Main Functionality Modules

UFM’s central dashboard provides a one-view fabric-wide status view. The dashboard shows fabric utilization status, performance metrics, fabric-wide events, and fabric health alerts.

The dashboard enables you to efficiently monitor the fabric from a single screen and serves as a starting point for event or metric exploration.

In the PKey Management view you can define and configure the segmentation of the fabric by associating ports to specific defined PKeys. You can add, remove, or update the association of ports to the related PKeys and update the qos_parameters for pkey (mtu, rate, service_level).

UFM discovers the devices on the fabric and populates the views with the discovered entities. In the physical view of the fabric, you can view the physical fabric topology, model the data center floor, and manage all the physical-oriented events.

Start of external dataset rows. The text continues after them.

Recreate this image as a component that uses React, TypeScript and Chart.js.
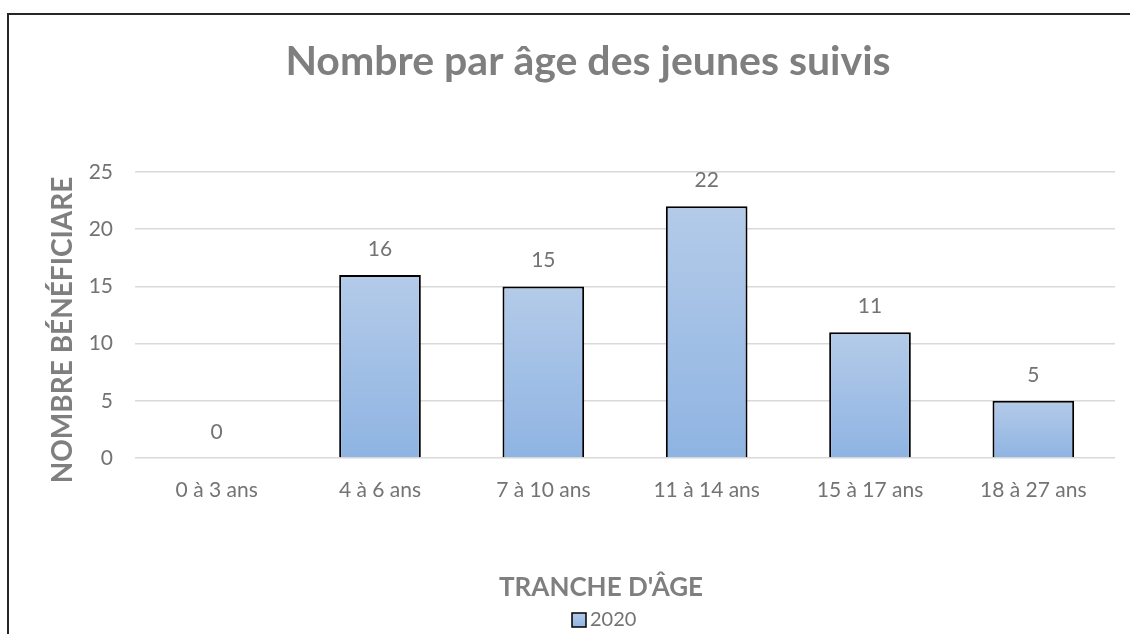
import React, { useEffect, useRef } from "react";
import { Chart, registerables } from "chart.js";

Chart.register(...registerables);

const categories = ["0 à 3 ans", "4 à 6 ans", "7 à 10 ans", "11 à 14 ans", "15 à 17 ans", "18 à 27 ans"];
const values2020 = [0, 16, 15, 22, 11, 5];
const seriesLabel = "2020";
const yMin = 0;
const yMax = 25;
const yStep = 5;
const titleText = "Nombre par âge des jeunes suivis";
const xTitleText = "TRANCHE D'ÂGE";
const yTitleText = "NOMBRE BÉNÉFICIARE";

const FONT = "Lato, 'Open Sans', sans-serif";
const GREY = "#7f7f7f";
const TICK_GREY = "#737373";
const BAR_TOP = "#b4cbe9";
const BAR_BOTTOM = "#8fb4e2";

const decorPlugin = {
  id: "decor",
  beforeDatasetsDraw(chart: any) {
    const ctx = chart.ctx;
    const meta = chart.getDatasetMeta(0);
    meta.data.forEach((el: any) => {
      const top = Math.min(el.y, el.base);
      const bot = Math.max(el.y, el.base);
      const g = ctx.createLinearGradient(0, top, 0, bot === top ? top + 1 : bot);
      g.addColorStop(0, BAR_TOP);
      g.addColorStop(1, BAR_BOTTOM);
      el.options.backgroundColor = g;
    });
  },
  afterDatasetsDraw(chart: any) {
    const ctx = chart.ctx;
    const meta = chart.getDatasetMeta(0);
    ctx.save();
    ctx.fillStyle = TICK_GREY;
    ctx.font = `21px ${FONT}`;
    ctx.textAlign = "center";
    ctx.textBaseline = "middle";
    meta.data.forEach((el: any, i: number) => {
      ctx.fillText(String(values2020[i]), el.x, el.y - 26);
    });
    ctx.restore();
  },
  afterDraw(chart: any) {
    const ctx = chart.ctx;
    ctx.save();
    ctx.fillStyle = GREY;
    ctx.textAlign = "center";
    ctx.textBaseline = "alphabetic";
    // Title
    ctx.font = `bold 41px ${FONT}`;
    ctx.fillText(titleText, 588, 75);
    // X axis title
    ctx.font = `bold 26px ${FONT}`;
    ctx.fillText(xTitleText, 601, 596);
    // Y axis title
    ctx.save();
    ctx.translate(72, 330);
    ctx.rotate(-Math.PI / 2);
    ctx.font = `bold 28px ${FONT}`;
    ctx.fillText(yTitleText, 0, 0);
    ctx.restore();
    // Legend
    const bx = 572, by = 613, bs = 14;
    const g = ctx.createLinearGradient(0, by, 0, by + bs);
    g.addColorStop(0, BAR_TOP);
    g.addColorStop(1, BAR_BOTTOM);
    ctx.fillStyle = g;
    ctx.fillRect(bx, by, bs, bs);
    ctx.strokeStyle = "#000";
    ctx.lineWidth = 1.5;
    ctx.strokeRect(bx, by, bs, bs);
    ctx.fillStyle = TICK_GREY;
    ctx.font = `20px ${FONT}`;
    ctx.textAlign = "left";
    ctx.textBaseline = "middle";
    ctx.fillText(seriesLabel, bx + bs + 4, by + bs / 2);
    ctx.restore();
  },
};

export default function App() {
  const ref = useRef<HTMLCanvasElement | null>(null);
  useEffect(() => {
    if (!ref.current) return;
    const chart = new Chart(ref.current, {
      type: "bar",
      data: {
        labels: categories,
        datasets: [
          {
            label: seriesLabel,
            data: values2020,
            backgroundColor: BAR_BOTTOM,
            borderColor: "#000000",
            borderWidth: (c: any) => (values2020[c.dataIndex] === 0 ? 0 : 2),
            categoryPercentage: 1,
            barPercentage: 0.5,
          },
        ],
      },
      options: {
        responsive: false,
        animation: false,
        layout: { padding: { top: 172, right: 15, bottom: 634 - 458 - 60, left: 0 } },
        plugins: {
          legend: { display: false },
          title: { display: false },
          tooltip: { enabled: false },
        },
        scales: {
          x: {
            grid: { display: false, drawTicks: false },
            border: { display: false },
            ticks: { color: TICK_GREY, font: { family: FONT, size: 21 }, padding: 20 },
            afterFit: (s: any) => {
              s.height = 60;
            },
          },
          y: {
            min: yMin,
            max: yMax,
            ticks: { stepSize: yStep, color: TICK_GREY, font: { family: FONT, size: 21 }, padding: 22 },
            grid: { color: "#d9d9d9", lineWidth: 1.5, drawTicks: false },
            border: { display: false },
            afterFit: (s: any) => {
              s.width = 135;
            },
          },
        },
      },
      plugins: [decorPlugin],
    } as any);
    return () => chart.destroy();
  }, []);
  return (
    <div>
      <div
        style={{
          position: "fixed",
          left: 7,
          top: 13,
          width: 1200,
          height: 700,
          border: "2px solid #262626",
          boxSizing: "border-box",
        }}
      />
      <canvas
        ref={ref}
        width={1130}
        height={634}
        style={{ position: "fixed", left: 0, top: 0, width: 1130, height: 634 }}
      />
    </div>
  );
}
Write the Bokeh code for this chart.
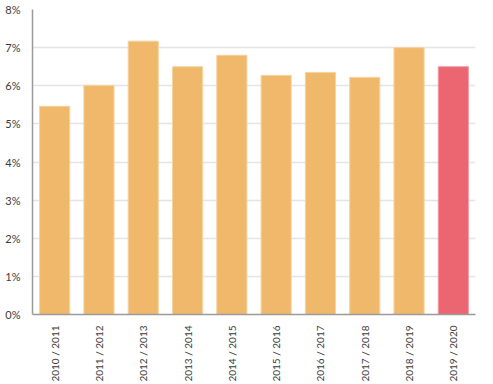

UFM provides the ability to centrally access switches and hosts, and perform maintenance tasks such as firmware and software upgrade, shutdown and restart.

UFM includes an advanced granular monitoring engine that provides real time access to switch and server data. Fabric and device health, traffic information and fabric utilization are collected, aggregated and turned into meaningful information.

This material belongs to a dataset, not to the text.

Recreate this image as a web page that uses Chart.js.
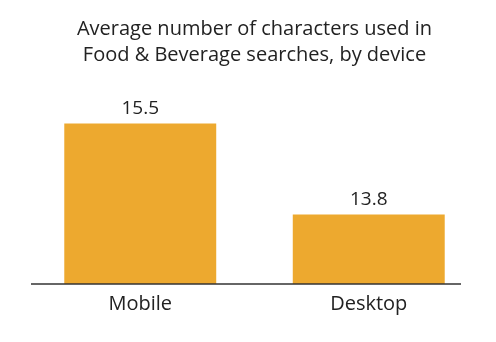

In-depth fabric configuration can be performed from the Settings view, such as routing algorithm selection and access credentials.

The Event Policy Table, one of the major components of the Configuration view, enables you to define threshold-based alerts on a variety of counters and fabric events. The fabric administrator or recipient of the alerts can quickly identify potential errors and failures, and actively act to solve them.

The fabric health tab contains valuable functions for fabric bring-up and on-going fabric operations. It includes one-click fabric health status reporting, UFM Server reporting, database and logs’ snapshots and more.

The Logging view enables you to view detailed logs and alarms that are filtered and sorted by category, providing visibility into traffic and device events as well as into UFM server activity history.

In the event of a failover, when the primary (active) UFM server goes down or is disconnected from the fabric, UFM's High Availability (HA) capability allows for a secondary (standby) UFM server to immediately and seamlessly take over fabric management tasks. Failovers are handled seamlessly and are transparent to both the user and the applications running in the fabric. UFM’s High Availability capability, when combined with Mellanox's High Availability switching solutions allows for non-disruptive operation of complex and demanding data center environments.